Locate every line below that contains the word "draw" and copy it.

DATA EXTRACT>
○ ○ ○ ○
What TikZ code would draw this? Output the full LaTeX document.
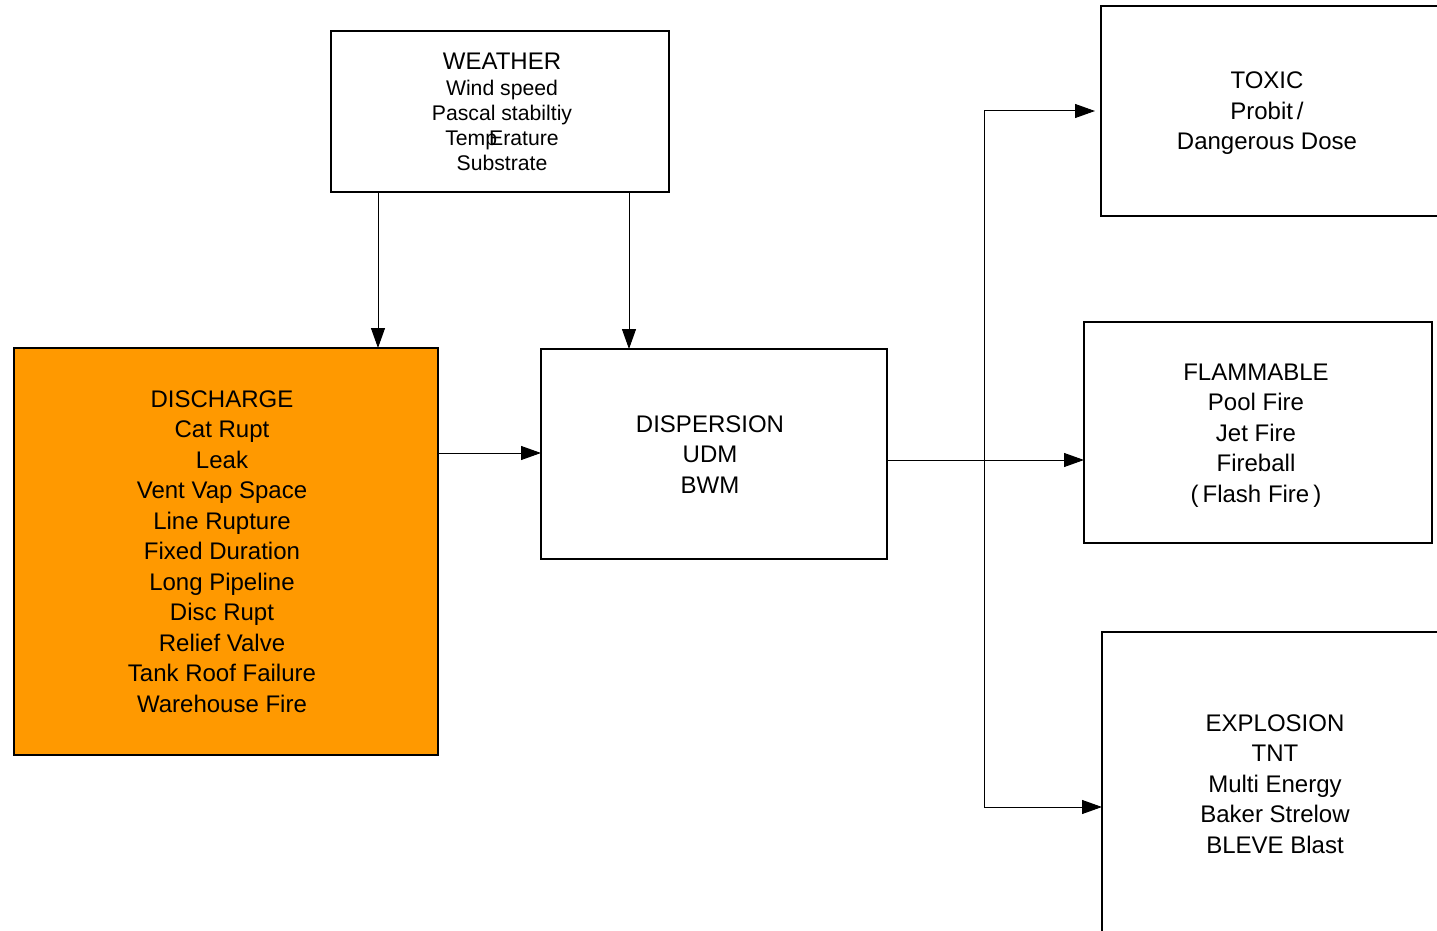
\documentclass[tikz,border=0pt]{standalone}
\usepackage{fontspec}
\setmainfont{Liberation Sans}
\usetikzlibrary{arrows.meta}
\definecolor{dischargeorange}{RGB}{255,153,0}
% centred block of lines, nudged sideways (#1) and down (#2) inside its box
\newcommand{\boxlines}[3]{\hspace*{#1}\raisebox{#2}[\height][\depth]{\begin{tabular}{@{}c@{}}#3\end{tabular}}}
\begin{document}
\begin{tikzpicture}[x=0.5pt,y=-0.5pt,
  box/.style={draw=black, line width=0.75pt, inner sep=0pt, outer sep=0pt,
    align=center, font=\fontsize{12}{15.25}\selectfont},
  link/.style={draw=black, line width=0.5pt},
  arr/.style={link, -{Triangle[length=10pt,width=7pt]}}]
\useasboundingbox (0,0) rectangle (1437,931);
\clip (0,0) rectangle (1437,931);

% source and model boxes
\node[box, minimum width=169pt, minimum height=80.5pt, font=\fontsize{10.6}{12.5}\selectfont] (weather) at (500,111.5)
  {\boxlines{2pt}{-1.6pt}{\fontsize{12}{13.5}\selectfont WEATHER\\[0.6pt]Wind speed\\Pascal stabiltiy\\Temp\kern-4pt Erature\\Substrate}};
\node[box, fill=dischargeorange, minimum width=212pt, minimum height=203.5pt] (discharge) at (226,551.5)
  {\boxlines{-4pt}{-1pt}{DISCHARGE\\Cat Rupt\\Leak\\Vent Vap Space\\Line Rupture\\Fixed Duration\\Long Pipeline\\Disc Rupt\\Relief Valve\\Tank Roof Failure\\Warehouse Fire}};
\node[box, minimum width=173pt, minimum height=105pt] (dispersion) at (714,454)
  {\boxlines{-4pt}{-1.2pt}{DISPERSION\\UDM\\BWM}};

% consequence boxes
\node[box, minimum width=172pt, minimum height=105pt] (toxic) at (1273,111)
  {\boxlines{-6pt}{-1pt}{TOXIC\\Probit\,/\\Dangerous Dose}};
\node[box, minimum width=174pt, minimum height=110.5pt] (flammable) at (1258,432.5)
  {\boxlines{-2pt}{-1.2pt}{FLAMMABLE\\Pool Fire\\Jet Fire\\Fireball\\(\,Flash Fire\,)}};
\node[box, minimum width=174pt, minimum height=154pt] (explosion) at (1276,786)
  {\boxlines{-1pt}{0pt}{EXPLOSION\\TNT\\Multi Energy\\Baker Strelow\\BLEVE Blast}};

% branch point of the consequence fan-out
\coordinate (split) at (984,460);
\coordinate (toxicin) at (1095,111);

% connectors
\draw[arr] (378,0 |- weather.south) -- (378,0 |- discharge.north);
\draw[arr] (629,0 |- weather.south) -- (629,0 |- dispersion.north);
\draw[arr] (discharge.east |- 0,453) -- (dispersion.west |- 0,453);
\draw[arr] (dispersion.east |- split) -- (flammable.west |- split);
\draw[arr] (toxicin -| split) -- (toxicin);
\draw[arr] (split |- 0,111) -- (split |- 0,807) -- (explosion.west |- 0,807);
\end{tikzpicture}
\end{document}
○ ○ ○ ○
RESPONSE TO THE TASK>
What TikZ code would draw this? Output the full LaTeX document.
  box/.style={draw=black, line width=0.75pt, inner sep=0pt, outer sep=0pt,
  link/.style={draw=black, line width=0.5pt},
\draw[arr] (378,0 |- weather.south) -- (378,0 |- discharge.north);
\draw[arr] (629,0 |- weather.south) -- (629,0 |- dispersion.north);
\draw[arr] (discharge.east |- 0,453) -- (dispersion.west |- 0,453);
\draw[arr] (dispersion.east |- split) -- (flammable.west |- split);
\draw[arr] (toxicin -| split) -- (toxicin);
\draw[arr] (split |- 0,111) -- (split |- 0,807) -- (explosion.west |- 0,807);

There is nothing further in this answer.